Small groups of prisoners carrying out purposeful activities would require investment in staff – more of them, but also training and education – and there is no sign of that happening.

Many city prisons, built during Victorian times, have no workshops – indeed even those that existed have been closed down – and small education facilities. They don’t have gardens to tend. It means that there is simply no purposeful activity to be had.

The mass of the prison population is held in these prisons and if they are prevented from sitting outside when the sun shines in the concrete exercise yard, or pottering round for an hour in the afternoon on the wing, they will simply be locked up all day. The pottering around allows for phone calls, showers, sorting out problems and conversations with staff, visits to the library, stretching your legs, chatting to other people. We all need pottering about in our lives.

I hesitate to suggest that the minister is naïve, perhaps he is just optimistic, but to force through such a policy could have massively damaging effects on the mental health, social intercourse, family connections and interaction with staff. It is possible that the minister is responding to pressure from the prison officers’ union that has been campaigning to have prisoners locked up most of the time (disgracefully). Whatever the source for this peccadillo, it is a mistake and will have serious and risky ramifications.


  • Cathy murphy says:

    Prisoners need “purposeful activity” to learn new skills, improve the ones they have, to be educated and to build routines that they can take into their lives post-release.
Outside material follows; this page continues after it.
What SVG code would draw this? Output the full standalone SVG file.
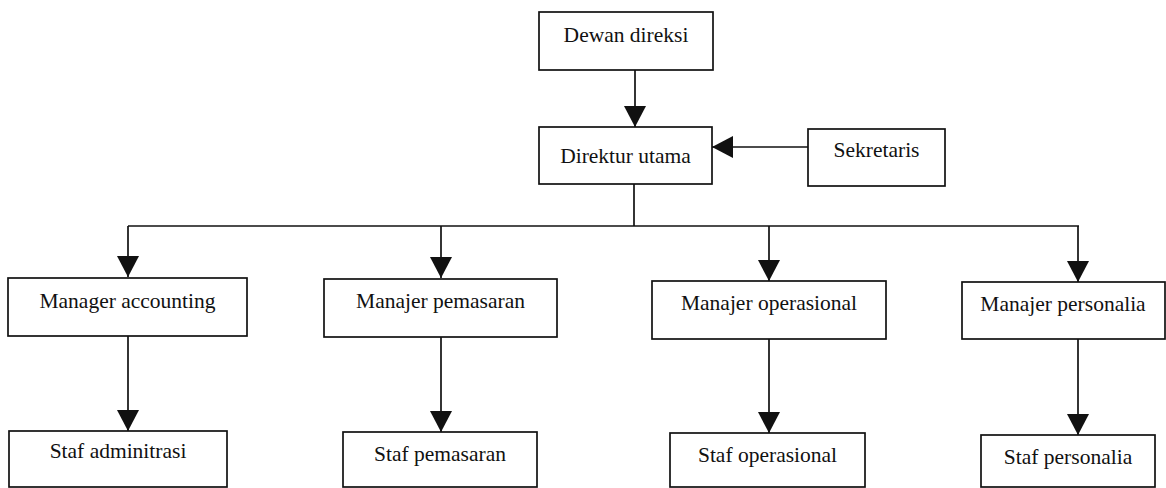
<svg xmlns="http://www.w3.org/2000/svg" width="1166" height="488" viewBox="0 0 1166 488">
<style>
.box{fill:#fff;stroke:#111;stroke-width:1.7}
.lbl{font-family:"Liberation Serif","Times New Roman",serif;font-size:21.5px;fill:#111;text-anchor:middle}
.ln{fill:none;stroke:#111;stroke-width:1.7}
</style>
<defs>
<marker id="ah" viewBox="0 0 21 22" refX="21" refY="11" markerWidth="21" markerHeight="22" markerUnits="userSpaceOnUse" orient="auto">
<path d="M0,0 L21,11 L0,22 Z" fill="#111"/>
</marker>
</defs>
<rect width="1166" height="488" fill="#fff"/>
<g id="connectors">
<path class="ln" d="M635,70 V127" marker-end="url(#ah)"/>
<path class="ln" d="M808,147 H712" marker-end="url(#ah)"/>
<path class="ln" d="M634,184 V226"/>
<path class="ln" d="M128,226 H1079"/>
<path class="ln" d="M128,226 V277" marker-end="url(#ah)"/>
<path class="ln" d="M441,226 V278" marker-end="url(#ah)"/>
<path class="ln" d="M769,226 V281" marker-end="url(#ah)"/>
<path class="ln" d="M1078,226 V282" marker-end="url(#ah)"/>
<path class="ln" d="M128,336 V431" marker-end="url(#ah)"/>
<path class="ln" d="M441,337 V432" marker-end="url(#ah)"/>
<path class="ln" d="M769,339 V433" marker-end="url(#ah)"/>
<path class="ln" d="M1078,339 V435" marker-end="url(#ah)"/>
</g>
<g id="dewan-direksi"><rect class="box" x="539" y="12" width="174" height="58"/><text class="lbl" x="626" y="42">Dewan direksi</text></g>
<g id="direktur-utama"><rect class="box" x="539" y="127" width="173" height="57"/><text class="lbl" x="625.5" y="163">Direktur utama</text></g>
<g id="sekretaris"><rect class="box" x="808" y="129" width="137" height="57"/><text class="lbl" x="876.5" y="157">Sekretaris</text></g>
<g id="manager-accounting"><rect class="box" x="8" y="278" width="239" height="58"/><text class="lbl" x="127.5" y="308">Manager accounting</text></g>
<g id="manajer-pemasaran"><rect class="box" x="324" y="279" width="233" height="58"/><text class="lbl" x="440.5" y="308">Manajer pemasaran</text></g>
<g id="manajer-operasional"><rect class="box" x="652" y="281" width="234" height="58"/><text class="lbl" x="769" y="310">Manajer operasional</text></g>
<g id="manajer-personalia"><rect class="box" x="962" y="282" width="203" height="57"/><text class="lbl" x="1063" y="311">Manajer personalia</text></g>
<g id="staf-adminitrasi"><rect class="box" x="9" y="431" width="218" height="56"/><text class="lbl" x="118" y="458">Staf adminitrasi</text></g>
<g id="staf-pemasaran"><rect class="box" x="343" y="432" width="194" height="55"/><text class="lbl" x="440" y="461">Staf pemasaran</text></g>
<g id="staf-operasional"><rect class="box" x="670" y="433" width="195" height="54"/><text class="lbl" x="767.5" y="462">Staf operasional</text></g>
<g id="staf-personalia"><rect class="box" x="981" y="435" width="174" height="52"/><text class="lbl" x="1068" y="464">Staf personalia</text></g>
</svg>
    I worked in a prison for five years, this was some years ago, before the major cuts. The men had several workshops to gain skills. They had education. They also had offending behaviour groups, all of which were meaningful activities.

    You do not have a rehabilitative system if people are locked in their cells all day, instead you have people, who are even more angry, resentful and ill-fitted for life in the community.

  • Agnes Croxton says:

    Totally agree with #Time well spent. If only those running the prisons could see this instead of obstacles constantly in the way.

    Prisons are supposed to be run alike and all have very similar basic regimes with tweaks for YOI, lifers etc. I find this is so NOT the case. You have so many differences in A Cat prisons and there lies the problem. All A, B, and C Cat prisons fundamentally are supposed to be guided by government and rules similar throughout the system.

    Facilities lists are supposed to be similar. Have a look at these from prison to prison; this is just so not the case in reality. WHY is there any wonder why inmates get frustrated with the difference in rules and regs? It also makes it so much harder for family to be able to keep up with the differences from prison to prison.